SUPPLIED MATERIAL:
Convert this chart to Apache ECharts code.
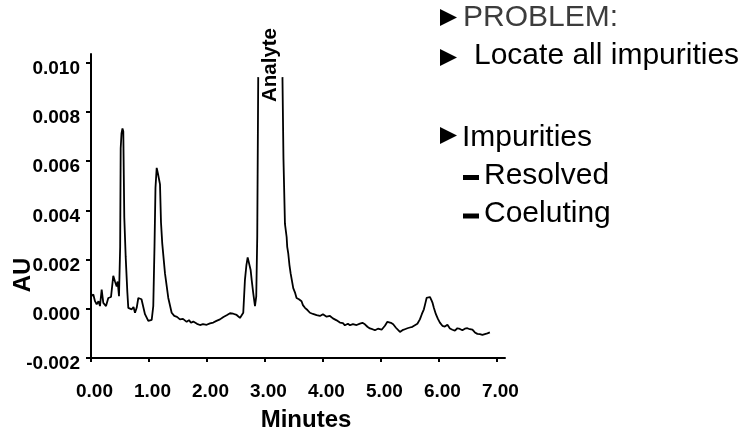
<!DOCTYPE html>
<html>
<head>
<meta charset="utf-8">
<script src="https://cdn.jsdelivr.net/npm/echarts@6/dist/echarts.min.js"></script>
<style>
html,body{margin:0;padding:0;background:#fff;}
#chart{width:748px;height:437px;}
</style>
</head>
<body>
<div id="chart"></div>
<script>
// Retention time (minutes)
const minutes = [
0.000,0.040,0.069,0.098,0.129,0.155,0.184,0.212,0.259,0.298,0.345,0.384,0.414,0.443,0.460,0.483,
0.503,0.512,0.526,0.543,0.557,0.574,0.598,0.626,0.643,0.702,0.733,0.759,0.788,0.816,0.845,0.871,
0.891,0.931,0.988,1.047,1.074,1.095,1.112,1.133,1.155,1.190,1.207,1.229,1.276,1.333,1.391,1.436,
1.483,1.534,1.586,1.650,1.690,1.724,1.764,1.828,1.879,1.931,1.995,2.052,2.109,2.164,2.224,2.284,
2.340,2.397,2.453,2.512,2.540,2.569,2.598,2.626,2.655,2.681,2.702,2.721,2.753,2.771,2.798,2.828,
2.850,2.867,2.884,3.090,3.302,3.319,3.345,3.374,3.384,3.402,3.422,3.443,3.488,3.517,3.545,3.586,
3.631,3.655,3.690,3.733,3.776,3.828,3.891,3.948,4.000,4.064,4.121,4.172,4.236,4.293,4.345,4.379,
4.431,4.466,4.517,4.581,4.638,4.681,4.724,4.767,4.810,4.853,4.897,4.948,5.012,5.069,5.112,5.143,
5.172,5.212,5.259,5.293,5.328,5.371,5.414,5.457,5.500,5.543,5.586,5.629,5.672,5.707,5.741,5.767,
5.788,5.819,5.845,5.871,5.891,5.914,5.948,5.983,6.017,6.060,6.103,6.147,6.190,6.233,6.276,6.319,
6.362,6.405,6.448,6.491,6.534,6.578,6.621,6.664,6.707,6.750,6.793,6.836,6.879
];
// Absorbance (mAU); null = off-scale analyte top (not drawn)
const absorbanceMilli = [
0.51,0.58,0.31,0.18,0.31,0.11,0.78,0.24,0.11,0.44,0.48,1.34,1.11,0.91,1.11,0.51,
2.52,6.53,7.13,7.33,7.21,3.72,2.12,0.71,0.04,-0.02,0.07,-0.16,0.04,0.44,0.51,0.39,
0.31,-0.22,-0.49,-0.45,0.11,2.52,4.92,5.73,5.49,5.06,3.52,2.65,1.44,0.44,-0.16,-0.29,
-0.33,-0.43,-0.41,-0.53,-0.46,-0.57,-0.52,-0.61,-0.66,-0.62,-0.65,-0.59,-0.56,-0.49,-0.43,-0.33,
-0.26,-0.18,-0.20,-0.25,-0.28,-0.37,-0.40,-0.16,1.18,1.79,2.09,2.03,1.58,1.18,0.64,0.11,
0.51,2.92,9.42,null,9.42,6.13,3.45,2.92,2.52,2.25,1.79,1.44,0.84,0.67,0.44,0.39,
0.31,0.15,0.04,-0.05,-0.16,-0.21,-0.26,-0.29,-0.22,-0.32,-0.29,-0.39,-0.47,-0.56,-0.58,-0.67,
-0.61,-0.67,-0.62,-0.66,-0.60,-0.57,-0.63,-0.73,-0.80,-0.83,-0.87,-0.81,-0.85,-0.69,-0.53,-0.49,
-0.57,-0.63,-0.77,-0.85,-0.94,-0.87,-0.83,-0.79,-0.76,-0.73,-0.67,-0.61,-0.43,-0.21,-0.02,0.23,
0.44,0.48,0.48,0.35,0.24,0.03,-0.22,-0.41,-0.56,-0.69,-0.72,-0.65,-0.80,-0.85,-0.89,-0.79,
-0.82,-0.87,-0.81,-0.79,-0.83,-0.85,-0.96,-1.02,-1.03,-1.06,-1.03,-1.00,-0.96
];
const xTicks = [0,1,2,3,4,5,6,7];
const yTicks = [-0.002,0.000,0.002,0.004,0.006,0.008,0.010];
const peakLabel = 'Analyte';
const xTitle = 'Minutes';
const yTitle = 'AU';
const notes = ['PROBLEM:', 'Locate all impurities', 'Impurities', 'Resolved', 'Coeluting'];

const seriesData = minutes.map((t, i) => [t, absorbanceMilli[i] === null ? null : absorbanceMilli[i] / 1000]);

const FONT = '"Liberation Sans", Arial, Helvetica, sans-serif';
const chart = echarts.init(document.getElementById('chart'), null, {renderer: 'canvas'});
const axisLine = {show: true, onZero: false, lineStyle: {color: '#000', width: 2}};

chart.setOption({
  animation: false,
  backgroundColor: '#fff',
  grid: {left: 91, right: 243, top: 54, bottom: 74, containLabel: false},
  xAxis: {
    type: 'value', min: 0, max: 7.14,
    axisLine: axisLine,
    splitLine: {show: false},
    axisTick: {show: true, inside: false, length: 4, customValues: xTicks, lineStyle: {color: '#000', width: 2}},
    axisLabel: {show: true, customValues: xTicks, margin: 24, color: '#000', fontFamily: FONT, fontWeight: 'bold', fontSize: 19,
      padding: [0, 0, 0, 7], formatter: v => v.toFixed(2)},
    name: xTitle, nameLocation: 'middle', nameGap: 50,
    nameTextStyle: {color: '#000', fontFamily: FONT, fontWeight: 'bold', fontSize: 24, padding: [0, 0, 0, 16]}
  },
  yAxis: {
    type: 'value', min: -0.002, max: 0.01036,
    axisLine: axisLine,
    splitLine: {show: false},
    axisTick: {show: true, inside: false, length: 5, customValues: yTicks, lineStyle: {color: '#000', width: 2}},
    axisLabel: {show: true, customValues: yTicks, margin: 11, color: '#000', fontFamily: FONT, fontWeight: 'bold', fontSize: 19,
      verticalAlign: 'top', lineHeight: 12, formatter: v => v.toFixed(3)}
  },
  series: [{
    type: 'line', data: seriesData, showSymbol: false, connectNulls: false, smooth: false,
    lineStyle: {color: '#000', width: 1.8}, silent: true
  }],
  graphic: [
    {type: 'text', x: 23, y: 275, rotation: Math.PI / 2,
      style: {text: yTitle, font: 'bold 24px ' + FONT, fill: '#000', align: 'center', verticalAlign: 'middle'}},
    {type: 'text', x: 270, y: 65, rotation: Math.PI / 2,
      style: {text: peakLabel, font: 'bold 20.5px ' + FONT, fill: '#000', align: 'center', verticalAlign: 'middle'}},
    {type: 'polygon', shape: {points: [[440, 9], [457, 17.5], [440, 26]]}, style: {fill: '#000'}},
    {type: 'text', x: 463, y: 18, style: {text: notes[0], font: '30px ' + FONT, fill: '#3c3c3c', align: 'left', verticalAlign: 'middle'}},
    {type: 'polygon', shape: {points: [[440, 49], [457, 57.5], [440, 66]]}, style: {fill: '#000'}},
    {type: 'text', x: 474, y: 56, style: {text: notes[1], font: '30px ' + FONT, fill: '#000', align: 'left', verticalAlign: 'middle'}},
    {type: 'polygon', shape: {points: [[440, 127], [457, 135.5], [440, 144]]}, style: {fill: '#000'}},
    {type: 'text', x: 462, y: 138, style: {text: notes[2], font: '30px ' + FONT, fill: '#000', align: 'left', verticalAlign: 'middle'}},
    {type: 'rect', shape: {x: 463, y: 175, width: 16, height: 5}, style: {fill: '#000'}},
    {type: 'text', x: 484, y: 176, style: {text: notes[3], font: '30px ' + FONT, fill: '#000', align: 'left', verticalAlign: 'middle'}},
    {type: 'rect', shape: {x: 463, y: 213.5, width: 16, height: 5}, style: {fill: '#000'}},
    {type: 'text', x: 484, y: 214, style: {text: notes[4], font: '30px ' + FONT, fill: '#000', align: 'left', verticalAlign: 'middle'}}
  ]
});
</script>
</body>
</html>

WHAT YOU HAVE TO DO:
All of the lines above should be printed exactly, minus the pictures.

RESPONSE:
Convert this chart to Apache ECharts code.
<!DOCTYPE html>
<html>
<head>
<meta charset="utf-8">
<script src="https://cdn.jsdelivr.net/npm/echarts@6/dist/echarts.min.js"></script>
<style>
html,body{margin:0;padding:0;background:#fff;}
#chart{width:748px;height:437px;}
</style>
</head>
<body>
<div id="chart"></div>
<script>
// Retention time (minutes)
const minutes = [
0.000,0.040,0.069,0.098,0.129,0.155,0.184,0.212,0.259,0.298,0.345,0.384,0.414,0.443,0.460,0.483,
0.503,0.512,0.526,0.543,0.557,0.574,0.598,0.626,0.643,0.702,0.733,0.759,0.788,0.816,0.845,0.871,
0.891,0.931,0.988,1.047,1.074,1.095,1.112,1.133,1.155,1.190,1.207,1.229,1.276,1.333,1.391,1.436,
1.483,1.534,1.586,1.650,1.690,1.724,1.764,1.828,1.879,1.931,1.995,2.052,2.109,2.164,2.224,2.284,
2.340,2.397,2.453,2.512,2.540,2.569,2.598,2.626,2.655,2.681,2.702,2.721,2.753,2.771,2.798,2.828,
2.850,2.867,2.884,3.090,3.302,3.319,3.345,3.374,3.384,3.402,3.422,3.443,3.488,3.517,3.545,3.586,
3.631,3.655,3.690,3.733,3.776,3.828,3.891,3.948,4.000,4.064,4.121,4.172,4.236,4.293,4.345,4.379,
4.431,4.466,4.517,4.581,4.638,4.681,4.724,4.767,4.810,4.853,4.897,4.948,5.012,5.069,5.112,5.143,
5.172,5.212,5.259,5.293,5.328,5.371,5.414,5.457,5.500,5.543,5.586,5.629,5.672,5.707,5.741,5.767,
5.788,5.819,5.845,5.871,5.891,5.914,5.948,5.983,6.017,6.060,6.103,6.147,6.190,6.233,6.276,6.319,
6.362,6.405,6.448,6.491,6.534,6.578,6.621,6.664,6.707,6.750,6.793,6.836,6.879
];
// Absorbance (mAU); null = off-scale analyte top (not drawn)
const absorbanceMilli = [
0.51,0.58,0.31,0.18,0.31,0.11,0.78,0.24,0.11,0.44,0.48,1.34,1.11,0.91,1.11,0.51,
2.52,6.53,7.13,7.33,7.21,3.72,2.12,0.71,0.04,-0.02,0.07,-0.16,0.04,0.44,0.51,0.39,
0.31,-0.22,-0.49,-0.45,0.11,2.52,4.92,5.73,5.49,5.06,3.52,2.65,1.44,0.44,-0.16,-0.29,
-0.33,-0.43,-0.41,-0.53,-0.46,-0.57,-0.52,-0.61,-0.66,-0.62,-0.65,-0.59,-0.56,-0.49,-0.43,-0.33,
-0.26,-0.18,-0.20,-0.25,-0.28,-0.37,-0.40,-0.16,1.18,1.79,2.09,2.03,1.58,1.18,0.64,0.11,
0.51,2.92,9.42,null,9.42,6.13,3.45,2.92,2.52,2.25,1.79,1.44,0.84,0.67,0.44,0.39,
0.31,0.15,0.04,-0.05,-0.16,-0.21,-0.26,-0.29,-0.22,-0.32,-0.29,-0.39,-0.47,-0.56,-0.58,-0.67,
-0.61,-0.67,-0.62,-0.66,-0.60,-0.57,-0.63,-0.73,-0.80,-0.83,-0.87,-0.81,-0.85,-0.69,-0.53,-0.49,
-0.57,-0.63,-0.77,-0.85,-0.94,-0.87,-0.83,-0.79,-0.76,-0.73,-0.67,-0.61,-0.43,-0.21,-0.02,0.23,
0.44,0.48,0.48,0.35,0.24,0.03,-0.22,-0.41,-0.56,-0.69,-0.72,-0.65,-0.80,-0.85,-0.89,-0.79,
-0.82,-0.87,-0.81,-0.79,-0.83,-0.85,-0.96,-1.02,-1.03,-1.06,-1.03,-1.00,-0.96
];
const xTicks = [0,1,2,3,4,5,6,7];
const yTicks = [-0.002,0.000,0.002,0.004,0.006,0.008,0.010];
const peakLabel = 'Analyte';
const xTitle = 'Minutes';
const yTitle = 'AU';
const notes = ['PROBLEM:', 'Locate all impurities', 'Impurities', 'Resolved', 'Coeluting'];

const seriesData = minutes.map((t, i) => [t, absorbanceMilli[i] === null ? null : absorbanceMilli[i] / 1000]);

const FONT = '"Liberation Sans", Arial, Helvetica, sans-serif';
const chart = echarts.init(document.getElementById('chart'), null, {renderer: 'canvas'});
const axisLine = {show: true, onZero: false, lineStyle: {color: '#000', width: 2}};

chart.setOption({
  animation: false,
  backgroundColor: '#fff',
  grid: {left: 91, right: 243, top: 54, bottom: 74, containLabel: false},
  xAxis: {
    type: 'value', min: 0, max: 7.14,
    axisLine: axisLine,
    splitLine: {show: false},
    axisTick: {show: true, inside: false, length: 4, customValues: xTicks, lineStyle: {color: '#000', width: 2}},
    axisLabel: {show: true, customValues: xTicks, margin: 24, color: '#000', fontFamily: FONT, fontWeight: 'bold', fontSize: 19,
      padding: [0, 0, 0, 7], formatter: v => v.toFixed(2)},
    name: xTitle, nameLocation: 'middle', nameGap: 50,
    nameTextStyle: {color: '#000', fontFamily: FONT, fontWeight: 'bold', fontSize: 24, padding: [0, 0, 0, 16]}
  },
  yAxis: {
    type: 'value', min: -0.002, max: 0.01036,
    axisLine: axisLine,
    splitLine: {show: false},
    axisTick: {show: true, inside: false, length: 5, customValues: yTicks, lineStyle: {color: '#000', width: 2}},
    axisLabel: {show: true, customValues: yTicks, margin: 11, color: '#000', fontFamily: FONT, fontWeight: 'bold', fontSize: 19,
      verticalAlign: 'top', lineHeight: 12, formatter: v => v.toFixed(3)}
  },
  series: [{
    type: 'line', data: seriesData, showSymbol: false, connectNulls: false, smooth: false,
    lineStyle: {color: '#000', width: 1.8}, silent: true
  }],
  graphic: [
    {type: 'text', x: 23, y: 275, rotation: Math.PI / 2,
      style: {text: yTitle, font: 'bold 24px ' + FONT, fill: '#000', align: 'center', verticalAlign: 'middle'}},
    {type: 'text', x: 270, y: 65, rotation: Math.PI / 2,
      style: {text: peakLabel, font: 'bold 20.5px ' + FONT, fill: '#000', align: 'center', verticalAlign: 'middle'}},
    {type: 'polygon', shape: {points: [[440, 9], [457, 17.5], [440, 26]]}, style: {fill: '#000'}},
    {type: 'text', x: 463, y: 18, style: {text: notes[0], font: '30px ' + FONT, fill: '#3c3c3c', align: 'left', verticalAlign: 'middle'}},
    {type: 'polygon', shape: {points: [[440, 49], [457, 57.5], [440, 66]]}, style: {fill: '#000'}},
    {type: 'text', x: 474, y: 56, style: {text: notes[1], font: '30px ' + FONT, fill: '#000', align: 'left', verticalAlign: 'middle'}},
    {type: 'polygon', shape: {points: [[440, 127], [457, 135.5], [440, 144]]}, style: {fill: '#000'}},
    {type: 'text', x: 462, y: 138, style: {text: notes[2], font: '30px ' + FONT, fill: '#000', align: 'left', verticalAlign: 'middle'}},
    {type: 'rect', shape: {x: 463, y: 175, width: 16, height: 5}, style: {fill: '#000'}},
    {type: 'text', x: 484, y: 176, style: {text: notes[3], font: '30px ' + FONT, fill: '#000', align: 'left', verticalAlign: 'middle'}},
    {type: 'rect', shape: {x: 463, y: 213.5, width: 16, height: 5}, style: {fill: '#000'}},
    {type: 'text', x: 484, y: 214, style: {text: notes[4], font: '30px ' + FONT, fill: '#000', align: 'left', verticalAlign: 'middle'}}
  ]
});
</script>
</body>
</html>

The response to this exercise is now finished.